### Collected data
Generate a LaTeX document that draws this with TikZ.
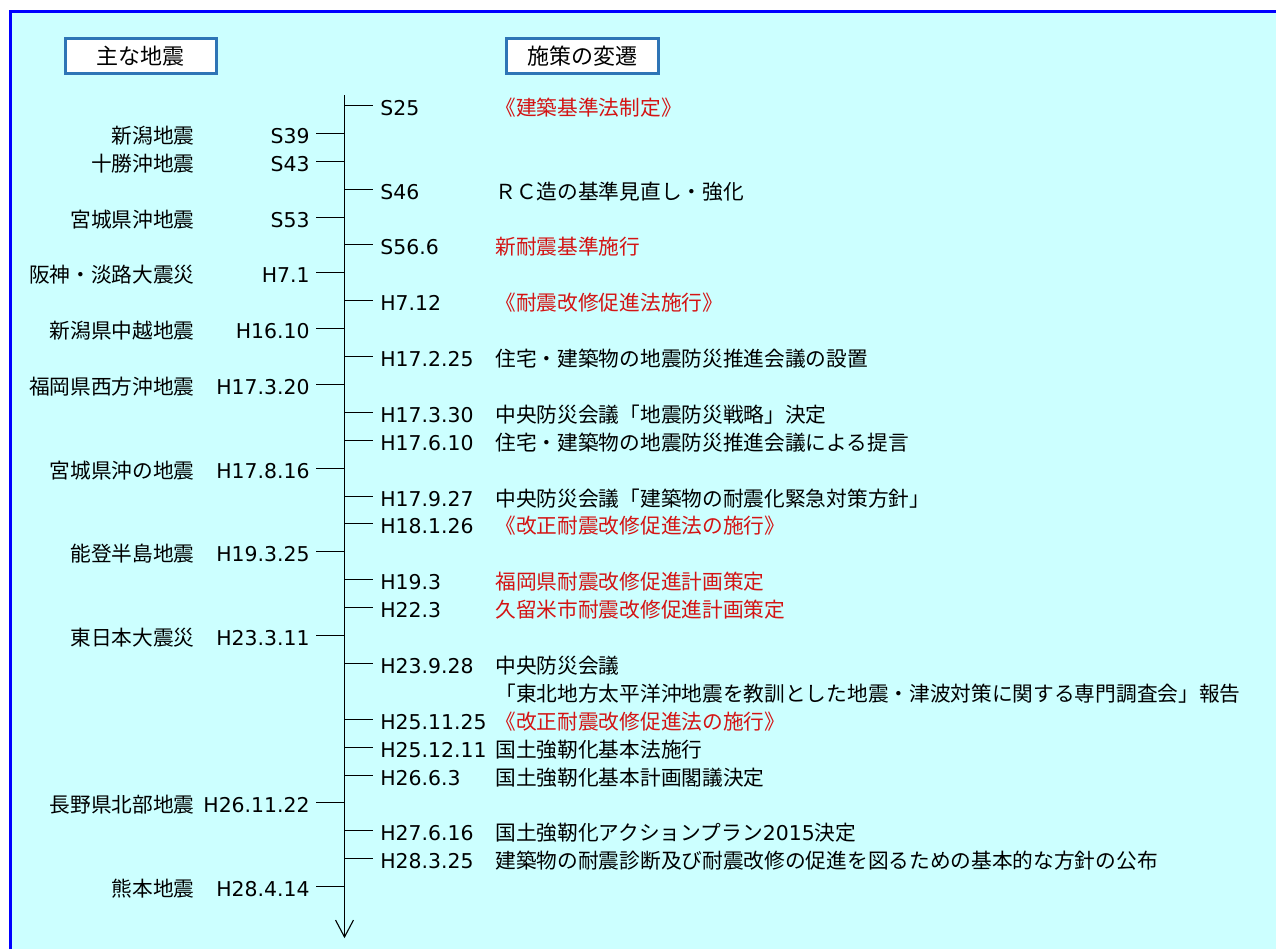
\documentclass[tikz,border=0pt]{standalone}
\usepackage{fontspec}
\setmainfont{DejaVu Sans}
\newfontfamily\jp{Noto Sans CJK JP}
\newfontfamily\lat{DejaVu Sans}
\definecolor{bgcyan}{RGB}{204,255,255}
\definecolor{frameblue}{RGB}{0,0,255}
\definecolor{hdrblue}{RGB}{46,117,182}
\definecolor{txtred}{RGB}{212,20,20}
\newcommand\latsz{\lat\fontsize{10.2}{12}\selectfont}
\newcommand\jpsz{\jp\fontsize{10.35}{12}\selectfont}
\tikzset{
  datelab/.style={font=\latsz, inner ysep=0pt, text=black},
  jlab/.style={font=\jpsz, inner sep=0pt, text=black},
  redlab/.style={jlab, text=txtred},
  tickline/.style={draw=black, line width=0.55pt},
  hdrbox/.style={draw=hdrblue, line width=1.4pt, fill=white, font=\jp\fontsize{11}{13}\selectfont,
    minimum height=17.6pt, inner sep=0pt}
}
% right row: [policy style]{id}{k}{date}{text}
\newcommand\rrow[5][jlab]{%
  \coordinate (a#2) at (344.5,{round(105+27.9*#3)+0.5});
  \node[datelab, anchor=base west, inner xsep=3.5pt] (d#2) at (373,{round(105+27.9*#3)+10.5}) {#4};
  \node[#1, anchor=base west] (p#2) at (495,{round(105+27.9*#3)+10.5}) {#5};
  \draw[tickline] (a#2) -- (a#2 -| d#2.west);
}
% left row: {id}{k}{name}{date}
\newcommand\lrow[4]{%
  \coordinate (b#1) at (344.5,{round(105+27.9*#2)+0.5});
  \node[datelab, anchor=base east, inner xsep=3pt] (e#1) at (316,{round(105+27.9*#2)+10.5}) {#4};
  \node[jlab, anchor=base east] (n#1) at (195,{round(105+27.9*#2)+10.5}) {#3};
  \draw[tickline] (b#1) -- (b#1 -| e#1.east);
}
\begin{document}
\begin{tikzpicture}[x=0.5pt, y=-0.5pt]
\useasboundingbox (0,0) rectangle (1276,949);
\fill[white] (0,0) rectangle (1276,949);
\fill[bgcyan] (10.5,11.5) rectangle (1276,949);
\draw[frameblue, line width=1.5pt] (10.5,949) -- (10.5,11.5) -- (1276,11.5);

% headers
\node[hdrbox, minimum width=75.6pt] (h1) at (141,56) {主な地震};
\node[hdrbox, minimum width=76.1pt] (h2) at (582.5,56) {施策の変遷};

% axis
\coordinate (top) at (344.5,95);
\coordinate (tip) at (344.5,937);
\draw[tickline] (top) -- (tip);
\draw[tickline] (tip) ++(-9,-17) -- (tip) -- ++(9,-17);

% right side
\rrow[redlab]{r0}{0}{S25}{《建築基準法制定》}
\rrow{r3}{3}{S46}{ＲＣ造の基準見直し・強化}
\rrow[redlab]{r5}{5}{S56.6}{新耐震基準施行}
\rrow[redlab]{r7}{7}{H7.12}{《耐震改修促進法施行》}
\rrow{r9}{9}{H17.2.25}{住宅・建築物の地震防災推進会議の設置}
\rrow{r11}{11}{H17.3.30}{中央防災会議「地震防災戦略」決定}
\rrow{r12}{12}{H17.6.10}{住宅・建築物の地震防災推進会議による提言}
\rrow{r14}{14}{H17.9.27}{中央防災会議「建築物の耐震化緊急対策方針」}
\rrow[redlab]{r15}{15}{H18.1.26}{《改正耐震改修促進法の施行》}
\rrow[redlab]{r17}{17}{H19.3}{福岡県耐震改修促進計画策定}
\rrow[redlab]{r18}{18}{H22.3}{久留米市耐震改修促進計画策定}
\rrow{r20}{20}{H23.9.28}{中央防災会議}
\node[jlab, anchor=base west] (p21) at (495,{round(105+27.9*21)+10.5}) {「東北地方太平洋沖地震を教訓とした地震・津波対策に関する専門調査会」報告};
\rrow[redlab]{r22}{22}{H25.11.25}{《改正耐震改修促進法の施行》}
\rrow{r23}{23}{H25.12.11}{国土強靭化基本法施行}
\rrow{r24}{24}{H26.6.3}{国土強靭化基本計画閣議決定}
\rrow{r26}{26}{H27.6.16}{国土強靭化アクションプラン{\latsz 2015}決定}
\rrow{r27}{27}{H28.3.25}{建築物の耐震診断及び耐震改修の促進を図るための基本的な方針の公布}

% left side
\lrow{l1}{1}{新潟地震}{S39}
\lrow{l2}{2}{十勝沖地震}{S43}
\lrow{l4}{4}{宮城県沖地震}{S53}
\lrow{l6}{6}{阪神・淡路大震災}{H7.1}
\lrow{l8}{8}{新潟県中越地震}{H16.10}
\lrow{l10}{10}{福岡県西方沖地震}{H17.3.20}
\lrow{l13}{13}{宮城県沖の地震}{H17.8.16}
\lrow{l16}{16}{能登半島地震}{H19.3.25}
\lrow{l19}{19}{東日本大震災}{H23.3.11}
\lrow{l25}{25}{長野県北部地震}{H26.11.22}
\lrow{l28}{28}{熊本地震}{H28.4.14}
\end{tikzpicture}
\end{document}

### Your task
Repeat the lines exactly as they stand, from the opening line of the data through the line with "(tip) -- ++(9,-17);". Pictures stay out of the copy.

### Full response
Generate a LaTeX document that draws this with TikZ.
\documentclass[tikz,border=0pt]{standalone}
\usepackage{fontspec}
\setmainfont{DejaVu Sans}
\newfontfamily\jp{Noto Sans CJK JP}
\newfontfamily\lat{DejaVu Sans}
\definecolor{bgcyan}{RGB}{204,255,255}
\definecolor{frameblue}{RGB}{0,0,255}
\definecolor{hdrblue}{RGB}{46,117,182}
\definecolor{txtred}{RGB}{212,20,20}
\newcommand\latsz{\lat\fontsize{10.2}{12}\selectfont}
\newcommand\jpsz{\jp\fontsize{10.35}{12}\selectfont}
\tikzset{
  datelab/.style={font=\latsz, inner ysep=0pt, text=black},
  jlab/.style={font=\jpsz, inner sep=0pt, text=black},
  redlab/.style={jlab, text=txtred},
  tickline/.style={draw=black, line width=0.55pt},
  hdrbox/.style={draw=hdrblue, line width=1.4pt, fill=white, font=\jp\fontsize{11}{13}\selectfont,
    minimum height=17.6pt, inner sep=0pt}
}
% right row: [policy style]{id}{k}{date}{text}
\newcommand\rrow[5][jlab]{%
  \coordinate (a#2) at (344.5,{round(105+27.9*#3)+0.5});
  \node[datelab, anchor=base west, inner xsep=3.5pt] (d#2) at (373,{round(105+27.9*#3)+10.5}) {#4};
  \node[#1, anchor=base west] (p#2) at (495,{round(105+27.9*#3)+10.5}) {#5};
  \draw[tickline] (a#2) -- (a#2 -| d#2.west);
}
% left row: {id}{k}{name}{date}
\newcommand\lrow[4]{%
  \coordinate (b#1) at (344.5,{round(105+27.9*#2)+0.5});
  \node[datelab, anchor=base east, inner xsep=3pt] (e#1) at (316,{round(105+27.9*#2)+10.5}) {#4};
  \node[jlab, anchor=base east] (n#1) at (195,{round(105+27.9*#2)+10.5}) {#3};
  \draw[tickline] (b#1) -- (b#1 -| e#1.east);
}
\begin{document}
\begin{tikzpicture}[x=0.5pt, y=-0.5pt]
\useasboundingbox (0,0) rectangle (1276,949);
\fill[white] (0,0) rectangle (1276,949);
\fill[bgcyan] (10.5,11.5) rectangle (1276,949);
\draw[frameblue, line width=1.5pt] (10.5,949) -- (10.5,11.5) -- (1276,11.5);

% headers
\node[hdrbox, minimum width=75.6pt] (h1) at (141,56) {主な地震};
\node[hdrbox, minimum width=76.1pt] (h2) at (582.5,56) {施策の変遷};

% axis
\coordinate (top) at (344.5,95);
\coordinate (tip) at (344.5,937);
\draw[tickline] (top) -- (tip);
\draw[tickline] (tip) ++(-9,-17) -- (tip) -- ++(9,-17);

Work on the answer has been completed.